### Goal of the exercise
Omit every picture, then give all the entries again exactly.

Charts and diagrams as code:

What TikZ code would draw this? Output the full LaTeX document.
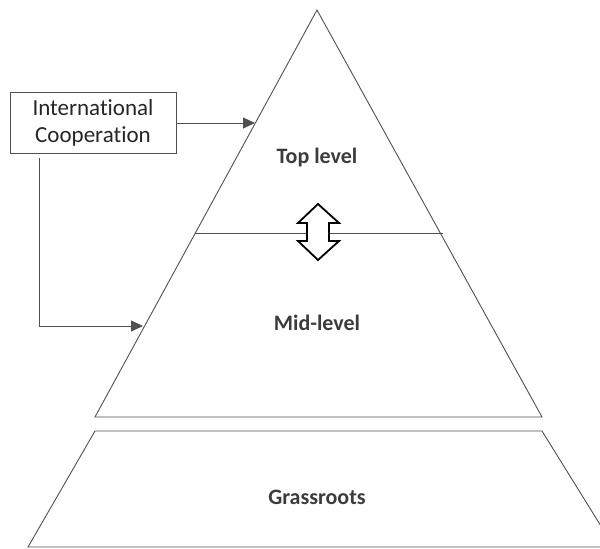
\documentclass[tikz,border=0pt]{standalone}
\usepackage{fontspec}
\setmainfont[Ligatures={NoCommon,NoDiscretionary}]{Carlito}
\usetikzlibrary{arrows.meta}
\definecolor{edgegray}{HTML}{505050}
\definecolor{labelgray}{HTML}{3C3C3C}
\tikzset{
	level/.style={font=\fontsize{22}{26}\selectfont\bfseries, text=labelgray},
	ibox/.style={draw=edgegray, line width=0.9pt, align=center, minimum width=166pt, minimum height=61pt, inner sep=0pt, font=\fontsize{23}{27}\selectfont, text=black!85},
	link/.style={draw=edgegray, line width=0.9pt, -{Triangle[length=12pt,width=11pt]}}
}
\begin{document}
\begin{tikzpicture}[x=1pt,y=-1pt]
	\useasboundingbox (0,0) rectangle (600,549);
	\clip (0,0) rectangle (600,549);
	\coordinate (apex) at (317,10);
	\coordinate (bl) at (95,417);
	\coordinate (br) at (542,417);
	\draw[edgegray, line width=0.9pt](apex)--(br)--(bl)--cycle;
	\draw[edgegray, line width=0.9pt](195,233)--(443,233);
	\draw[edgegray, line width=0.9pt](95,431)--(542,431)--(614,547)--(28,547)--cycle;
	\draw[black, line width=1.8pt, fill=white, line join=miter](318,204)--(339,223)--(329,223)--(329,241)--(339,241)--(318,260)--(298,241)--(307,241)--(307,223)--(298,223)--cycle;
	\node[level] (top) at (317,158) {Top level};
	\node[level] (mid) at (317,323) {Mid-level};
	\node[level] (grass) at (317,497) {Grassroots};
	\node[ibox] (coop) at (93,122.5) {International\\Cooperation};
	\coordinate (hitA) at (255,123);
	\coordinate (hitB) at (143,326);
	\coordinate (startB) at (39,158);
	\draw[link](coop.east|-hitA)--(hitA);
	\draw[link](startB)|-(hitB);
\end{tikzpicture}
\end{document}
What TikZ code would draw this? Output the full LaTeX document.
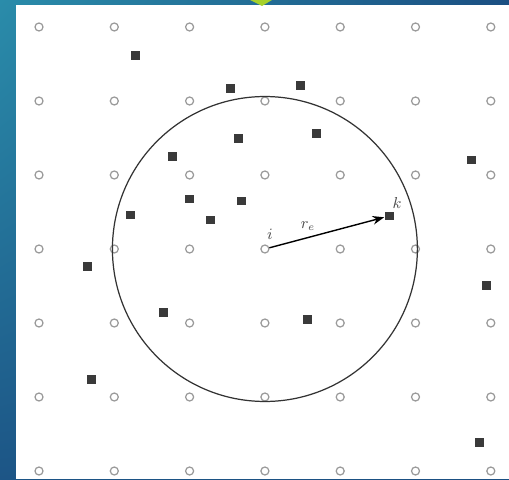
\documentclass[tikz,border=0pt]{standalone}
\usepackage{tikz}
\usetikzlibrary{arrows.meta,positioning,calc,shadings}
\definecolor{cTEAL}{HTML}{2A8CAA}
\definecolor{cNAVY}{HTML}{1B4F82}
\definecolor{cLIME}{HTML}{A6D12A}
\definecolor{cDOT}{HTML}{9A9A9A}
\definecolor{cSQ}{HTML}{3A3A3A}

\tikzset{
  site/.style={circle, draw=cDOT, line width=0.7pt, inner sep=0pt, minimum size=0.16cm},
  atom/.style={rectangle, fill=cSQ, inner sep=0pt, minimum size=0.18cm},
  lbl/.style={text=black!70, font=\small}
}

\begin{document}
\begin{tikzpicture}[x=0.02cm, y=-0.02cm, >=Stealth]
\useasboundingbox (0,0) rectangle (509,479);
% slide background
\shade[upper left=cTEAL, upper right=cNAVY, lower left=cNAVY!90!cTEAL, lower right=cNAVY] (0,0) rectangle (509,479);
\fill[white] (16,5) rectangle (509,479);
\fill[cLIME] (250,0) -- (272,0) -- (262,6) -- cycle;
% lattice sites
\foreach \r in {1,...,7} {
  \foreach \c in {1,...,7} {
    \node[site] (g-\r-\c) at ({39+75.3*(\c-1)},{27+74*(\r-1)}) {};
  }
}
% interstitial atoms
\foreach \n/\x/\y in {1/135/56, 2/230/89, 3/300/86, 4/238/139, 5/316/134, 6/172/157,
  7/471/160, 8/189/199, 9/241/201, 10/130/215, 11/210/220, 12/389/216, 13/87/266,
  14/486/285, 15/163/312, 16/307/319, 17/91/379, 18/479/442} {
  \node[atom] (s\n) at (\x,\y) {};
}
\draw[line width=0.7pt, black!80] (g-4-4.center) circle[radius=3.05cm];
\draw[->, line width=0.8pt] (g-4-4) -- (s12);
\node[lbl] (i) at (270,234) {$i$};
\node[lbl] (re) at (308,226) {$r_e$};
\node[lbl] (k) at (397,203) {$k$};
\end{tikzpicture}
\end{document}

### Answer to this task
What TikZ code would draw this? Output the full LaTeX document.
\documentclass[tikz,border=0pt]{standalone}
\usepackage{fontspec}
\setmainfont[Ligatures={NoCommon,NoDiscretionary}]{Carlito}
\usetikzlibrary{arrows.meta}
\definecolor{edgegray}{HTML}{505050}
\definecolor{labelgray}{HTML}{3C3C3C}
\tikzset{
	level/.style={font=\fontsize{22}{26}\selectfont\bfseries, text=labelgray},
	ibox/.style={draw=edgegray, line width=0.9pt, align=center, minimum width=166pt, minimum height=61pt, inner sep=0pt, font=\fontsize{23}{27}\selectfont, text=black!85},
	link/.style={draw=edgegray, line width=0.9pt, -{Triangle[length=12pt,width=11pt]}}
}
\begin{document}
\begin{tikzpicture}[x=1pt,y=-1pt]
	\useasboundingbox (0,0) rectangle (600,549);
	\clip (0,0) rectangle (600,549);
	\coordinate (apex) at (317,10);
	\coordinate (bl) at (95,417);
	\coordinate (br) at (542,417);
	\draw[edgegray, line width=0.9pt](apex)--(br)--(bl)--cycle;
	\draw[edgegray, line width=0.9pt](195,233)--(443,233);
	\draw[edgegray, line width=0.9pt](95,431)--(542,431)--(614,547)--(28,547)--cycle;
	\draw[black, line width=1.8pt, fill=white, line join=miter](318,204)--(339,223)--(329,223)--(329,241)--(339,241)--(318,260)--(298,241)--(307,241)--(307,223)--(298,223)--cycle;
	\node[level] (top) at (317,158) {Top level};
	\node[level] (mid) at (317,323) {Mid-level};
	\node[level] (grass) at (317,497) {Grassroots};
	\node[ibox] (coop) at (93,122.5) {International\\Cooperation};
	\coordinate (hitA) at (255,123);
	\coordinate (hitB) at (143,326);
	\coordinate (startB) at (39,158);
	\draw[link](coop.east|-hitA)--(hitA);
	\draw[link](startB)|-(hitB);
\end{tikzpicture}
\end{document}
What TikZ code would draw this? Output the full LaTeX document.
\documentclass[tikz,border=0pt]{standalone}
\usepackage{tikz}
\usetikzlibrary{arrows.meta,positioning,calc,shadings}
\definecolor{cTEAL}{HTML}{2A8CAA}
\definecolor{cNAVY}{HTML}{1B4F82}
\definecolor{cLIME}{HTML}{A6D12A}
\definecolor{cDOT}{HTML}{9A9A9A}
\definecolor{cSQ}{HTML}{3A3A3A}

\tikzset{
  site/.style={circle, draw=cDOT, line width=0.7pt, inner sep=0pt, minimum size=0.16cm},
  atom/.style={rectangle, fill=cSQ, inner sep=0pt, minimum size=0.18cm},
  lbl/.style={text=black!70, font=\small}
}

\begin{document}
\begin{tikzpicture}[x=0.02cm, y=-0.02cm, >=Stealth]
\useasboundingbox (0,0) rectangle (509,479);
% slide background
\shade[upper left=cTEAL, upper right=cNAVY, lower left=cNAVY!90!cTEAL, lower right=cNAVY] (0,0) rectangle (509,479);
\fill[white] (16,5) rectangle (509,479);
\fill[cLIME] (250,0) -- (272,0) -- (262,6) -- cycle;
% lattice sites
\foreach \r in {1,...,7} {
  \foreach \c in {1,...,7} {
    \node[site] (g-\r-\c) at ({39+75.3*(\c-1)},{27+74*(\r-1)}) {};
  }
}
% interstitial atoms
\foreach \n/\x/\y in {1/135/56, 2/230/89, 3/300/86, 4/238/139, 5/316/134, 6/172/157,
  7/471/160, 8/189/199, 9/241/201, 10/130/215, 11/210/220, 12/389/216, 13/87/266,
  14/486/285, 15/163/312, 16/307/319, 17/91/379, 18/479/442} {
  \node[atom] (s\n) at (\x,\y) {};
}
\draw[line width=0.7pt, black!80] (g-4-4.center) circle[radius=3.05cm];
\draw[->, line width=0.8pt] (g-4-4) -- (s12);
\node[lbl] (i) at (270,234) {$i$};
\node[lbl] (re) at (308,226) {$r_e$};
\node[lbl] (k) at (397,203) {$k$};
\end{tikzpicture}
\end{document}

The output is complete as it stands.